Dans cette carrière ministérielle en demi-teinte, la présidence simultanée, en 2014, de la Confédération et de l’Organisation pour la sécurité et la coopération en Europe aura constitué une parenthèse enchantée. Celui qui fut élu « Suisse de l’année » a alors su profiter de l’actualité – l’éclatement de la guerre en Ukraine - pour faire briller ses qualités d’homme de valeurs au service de la communauté (internationale, en l’occurrence).

Les photos prises avec Barack Obama ou Vladimir Poutine cette année-là ne sauraient cependant éclipser l’immense point noir du 9 février. Non seulement Didier Burkhalter n’a pas senti monter, pas plus que le reste du gouvernement, la grogne populaire face à l’immigration, mais il ne s’est pas non plus imposé par la suite comme le chef d’orchestre des difficiles négociations à mener avec l’UE. Depuis lors, il s’est progressivement isolé, y compris de son Parti libéral-radical. Bien que surprenante, l’annonce de son départ confirme dès lors l’impression diffuse qu’il n’avait plus le ressort pour rebondir.   
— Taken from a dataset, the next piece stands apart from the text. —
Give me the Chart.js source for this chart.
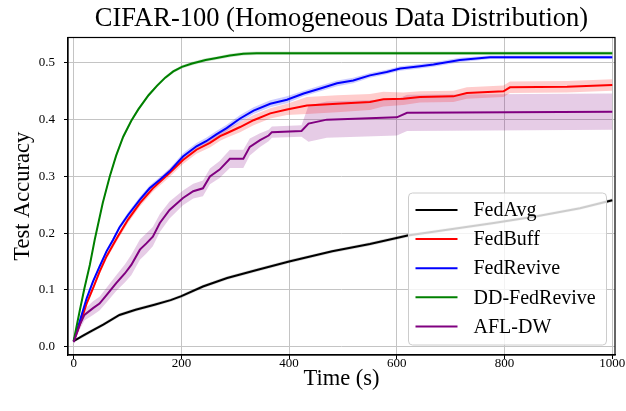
<!DOCTYPE html>
<html lang="en">
<head>
    <meta charset="UTF-8">
    <title>CIFAR-100 (Homogeneous Data Distribution)</title>
    <script src="https://cdn.jsdelivr.net/npm/chart.js"></script>
    <style>
        html, body {
            margin: 0;
            padding: 0;
            background: #fff;
        }
        #wrap {
            width: 626px;
            height: 411px;
        }
    </style>
</head>
<body>
    <div id="wrap"><canvas id="plot"></canvas></div>

    <script>
        // values
        const xTicks = [0, 200, 400, 600, 800, 1000];
        const yTicks = [0.0, 0.1, 0.2, 0.3, 0.4, 0.5];

        const fedAvgTime = [0, 15, 30, 55, 85, 115, 150, 180, 200, 240, 285, 340, 400, 480, 550, 620, 700, 780, 860, 940, 1000];
        const fedAvgAcc = [0.010, 0.018, 0.026, 0.039, 0.056, 0.065, 0.074, 0.082, 0.089, 0.106, 0.121, 0.135, 0.150, 0.168, 0.181, 0.196, 0.207, 0.218, 0.230, 0.244, 0.258];
        const fedAvgSpread = [0.002, 0.003, 0.003, 0.003, 0.003, 0.003, 0.003, 0.003, 0.003, 0.003, 0.003, 0.003, 0.003, 0.003, 0.003, 0.003, 0.003, 0.003, 0.003, 0.003, 0.003];

        const fedBuffTime = [0, 11, 24, 36, 48, 61, 73, 82, 101, 123, 147, 178, 203, 228, 253, 272, 284, 309, 334, 365, 396, 433, 489, 550, 575, 612, 643, 705, 730, 798, 810, 916, 1000];
        const fedBuffAcc = [0.010, 0.038, 0.076, 0.103, 0.132, 0.159, 0.179, 0.194, 0.224, 0.253, 0.279, 0.306, 0.329, 0.347, 0.359, 0.371, 0.376, 0.387, 0.399, 0.411, 0.418, 0.425, 0.428, 0.431, 0.436, 0.437, 0.440, 0.441, 0.447, 0.450, 0.457, 0.458, 0.461];
        const fedBuffSpread = [0.002, 0.004, 0.004, 0.005, 0.005, 0.005, 0.005, 0.005, 0.006, 0.006, 0.006, 0.007, 0.007, 0.007, 0.008, 0.008, 0.008, 0.009, 0.009, 0.009, 0.010, 0.015, 0.015, 0.014, 0.013, 0.011, 0.010, 0.010, 0.010, 0.010, 0.010, 0.010, 0.010];

        const fedReviveTime = [0, 11, 24, 36, 48, 61, 73, 85, 101, 123, 141, 160, 178, 203, 228, 246, 265, 284, 309, 334, 365, 396, 427, 458, 489, 519, 550, 581, 606, 643, 668, 717, 773, 1000];
        const fedReviveAcc = [0.010, 0.044, 0.085, 0.115, 0.141, 0.168, 0.188, 0.210, 0.232, 0.259, 0.279, 0.294, 0.309, 0.335, 0.353, 0.362, 0.374, 0.385, 0.402, 0.416, 0.428, 0.435, 0.446, 0.455, 0.464, 0.469, 0.478, 0.484, 0.490, 0.494, 0.497, 0.505, 0.510, 0.510];
        const fedReviveSpread = [0.002, 0.004, 0.004, 0.004, 0.004, 0.004, 0.004, 0.004, 0.005, 0.005, 0.005, 0.005, 0.005, 0.006, 0.006, 0.006, 0.006, 0.006, 0.006, 0.006, 0.006, 0.006, 0.005, 0.005, 0.005, 0.005, 0.004, 0.004, 0.004, 0.004, 0.004, 0.004, 0.003, 0.003];

        const ddFedReviveTime = [0, 11, 20, 30, 39, 54, 67, 79, 92, 107, 120, 139, 155, 170, 185, 201, 220, 245, 263, 290, 315, 340, 1000];
        const ddFedReviveAcc = [0.010, 0.062, 0.103, 0.144, 0.188, 0.253, 0.300, 0.337, 0.370, 0.398, 0.418, 0.443, 0.460, 0.474, 0.485, 0.493, 0.499, 0.505, 0.508, 0.513, 0.516, 0.517, 0.517];
        const ddFedReviveSpread = [0.002, 0.004, 0.004, 0.004, 0.004, 0.004, 0.004, 0.004, 0.004, 0.003, 0.003, 0.003, 0.003, 0.003, 0.003, 0.003, 0.003, 0.003, 0.003, 0.003, 0.003, 0.003, 0.003];

        const aflDwTime = [0, 11, 20, 36, 48, 61, 79, 95, 107, 123, 135, 147, 160, 178, 203, 222, 240, 253, 271, 290, 315, 327, 346, 362, 368, 423, 436, 470, 600, 619, 1000];
        const aflDwAcc = [0.008, 0.038, 0.056, 0.068, 0.076, 0.091, 0.112, 0.129, 0.144, 0.171, 0.182, 0.194, 0.218, 0.241, 0.262, 0.274, 0.279, 0.300, 0.312, 0.331, 0.331, 0.352, 0.364, 0.372, 0.378, 0.380, 0.393, 0.400, 0.404, 0.412, 0.414];
        const aflDwSpread = [0.003, 0.008, 0.010, 0.012, 0.012, 0.013, 0.014, 0.016, 0.018, 0.018, 0.018, 0.017, 0.016, 0.015, 0.013, 0.013, 0.014, 0.014, 0.015, 0.016, 0.016, 0.015, 0.012, 0.010, 0.010, 0.010, 0.032, 0.032, 0.032, 0.032, 0.032];

        const titleText = "CIFAR-100 (Homogeneous Data Distribution)";
        const SERIF = "'Liberation Serif', 'Times New Roman', serif";

        const series = [
            { label: "FedAvg", color: "#000000", shade: "rgba(0,0,0,0.18)", t: fedAvgTime, y: fedAvgAcc, s: fedAvgSpread },
            { label: "FedBuff", color: "#ff0000", shade: "rgba(255,0,0,0.2)", t: fedBuffTime, y: fedBuffAcc, s: fedBuffSpread },
            { label: "FedRevive", color: "#0000ff", shade: "rgba(0,0,255,0.2)", t: fedReviveTime, y: fedReviveAcc, s: fedReviveSpread },
            { label: "DD-FedRevive", color: "#008000", shade: "rgba(0,128,0,0.2)", t: ddFedReviveTime, y: ddFedReviveAcc, s: ddFedReviveSpread },
            { label: "AFL-DW", color: "#800080", shade: "rgba(128,0,128,0.2)", t: aflDwTime, y: aflDwAcc, s: aflDwSpread }
        ];

        // each series: lower band edge, upper band edge (filled to previous), mean line
        const datasets = [];
        series.forEach((sr, i) => {
            datasets.push({
                label: sr.label + " lo",
                data: sr.t.map((t, k) => ({ x: t, y: sr.y[k] - sr.s[k] })),
                borderWidth: 0,
                pointRadius: 0,
                fill: false,
                order: 20 + i
            });
            datasets.push({
                label: sr.label + " hi",
                data: sr.t.map((t, k) => ({ x: t, y: sr.y[k] + sr.s[k] })),
                borderWidth: 0,
                pointRadius: 0,
                backgroundColor: sr.shade,
                fill: "-1",
                order: 20 + i
            });
        });
        series.forEach((sr, i) => {
            datasets.push({
                label: sr.label,
                data: sr.t.map((t, k) => ({ x: t, y: sr.y[k] })),
                borderColor: sr.color,
                borderWidth: 2,
                pointRadius: 0,
                fill: false,
                tension: 0,
                order: 10 - i
            });
        });

        // title centred over the plot, plus top/right spines like matplotlib
        const frame = {
            id: "frame",
            afterDraw(chart) {
                const { ctx, chartArea: a } = chart;
                ctx.save();
                ctx.strokeStyle = "#000";
                ctx.lineWidth = 1.2;
                ctx.strokeRect(a.left, a.top, a.right - a.left, a.bottom - a.top);
                ctx.fillStyle = "#000";
                ctx.font = "26.5px " + SERIF;
                ctx.textAlign = "center";
                ctx.textBaseline = "middle";
                ctx.fillText(titleText, (a.left + a.right) / 2, 19);
                ctx.restore();
            }
        };

        // legend box in lower right of the plot
        const boxLegend = {
            id: "boxLegend",
            afterDatasetsDraw(chart) {
                const { ctx, chartArea: a } = chart;
                const w = 198, h = 152;
                const x0 = a.right - 8.5 - w;
                const y0 = a.bottom - 10 - h;
                ctx.save();
                ctx.beginPath();
                ctx.roundRect(x0, y0, w, h, 4);
                ctx.fillStyle = "rgba(255,255,255,0.8)";
                ctx.fill();
                ctx.strokeStyle = "#cccccc";
                ctx.lineWidth = 1;
                ctx.stroke();
                ctx.font = "20px " + SERIF;
                ctx.textBaseline = "middle";
                series.forEach((sr, i) => {
                    const cy = y0 + 17 + i * 29.1;
                    ctx.strokeStyle = sr.color;
                    ctx.lineWidth = 2;
                    ctx.beginPath();
                    ctx.moveTo(x0 + 7, cy);
                    ctx.lineTo(x0 + 49, cy);
                    ctx.stroke();
                    ctx.fillStyle = "#000";
                    ctx.fillText(sr.label, x0 + 65, cy + 1);
                });
                ctx.restore();
            }
        };

        new Chart(document.getElementById("plot"), {
            type: "line",
            data: { datasets: datasets },
            plugins: [frame, boxLegend],
            options: {
                responsive: true,
                maintainAspectRatio: false,
                animation: false,
                layout: { padding: { left: 0, right: 11, top: 37.5, bottom: 0 } },
                plugins: {
                    legend: { display: false },
                    tooltip: { enabled: false },
                    title: { display: false }
                },
                scales: {
                    x: {
                        type: "linear",
                        min: -10.5,
                        max: 1005,
                        afterBuildTicks: (scale) => { scale.ticks = xTicks.map(v => ({ value: v })); },
                        afterFit: (scale) => { scale.height = 56; },
                        ticks: {
                            color: "#000",
                            padding: -3,
                            maxRotation: 0,
                            font: { family: SERIF, size: 13 },
                            callback: (v) => String(v)
                        },
                        grid: { color: "#c4c4c4", lineWidth: 1, tickColor: "#000", tickLength: 4 },
                        border: { display: true, color: "#000", width: 1.2 },
                        title: {
                            display: true,
                            text: "Time (s)",
                            color: "#000",
                            font: { family: SERIF, size: 22.5, lineHeight: 1.2 },
                            padding: { top: 0, bottom: 18.5 }
                        }
                    },
                    y: {
                        min: -0.0146,
                        max: 0.5447,
                        afterBuildTicks: (scale) => { scale.ticks = yTicks.map(v => ({ value: v })); },
                        afterFit: (scale) => { scale.width = 68; },
                        ticks: {
                            color: "#000",
                            padding: 9,
                            font: { family: SERIF, size: 13 },
                            callback: (v) => Number(v).toFixed(1)
                        },
                        grid: { color: "#c4c4c4", lineWidth: 1, tickColor: "#000", tickLength: 4 },
                        border: { display: true, color: "#000", width: 1.2 },
                        title: {
                            display: true,
                            text: "Test Accuracy",
                            color: "#000",
                            font: { family: SERIF, size: 22.5, lineHeight: 1.2 },
                            padding: { top: 9.5, bottom: 0 }
                        }
                    }
                }
            }
        });
    </script>
</body>
</html>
 Didier Burkhalter en a tiré les conséquences – et sa révérence aussi. Pour sa succession au Conseil fédéral, le Tessin, avec la probable candidature d’Ignazio Cassis, a cette fois de solides prétentions à faire valoir pour un siège devant revenir aux Latins. Quant aux Affaires étrangères, Alain Berset paraît bien placé pour leur insuffler une nouvelle dynamique. Comme il l’a fait à l’Intérieur, qu’il a repris en panne sèche après un certain Didier Burkhalter.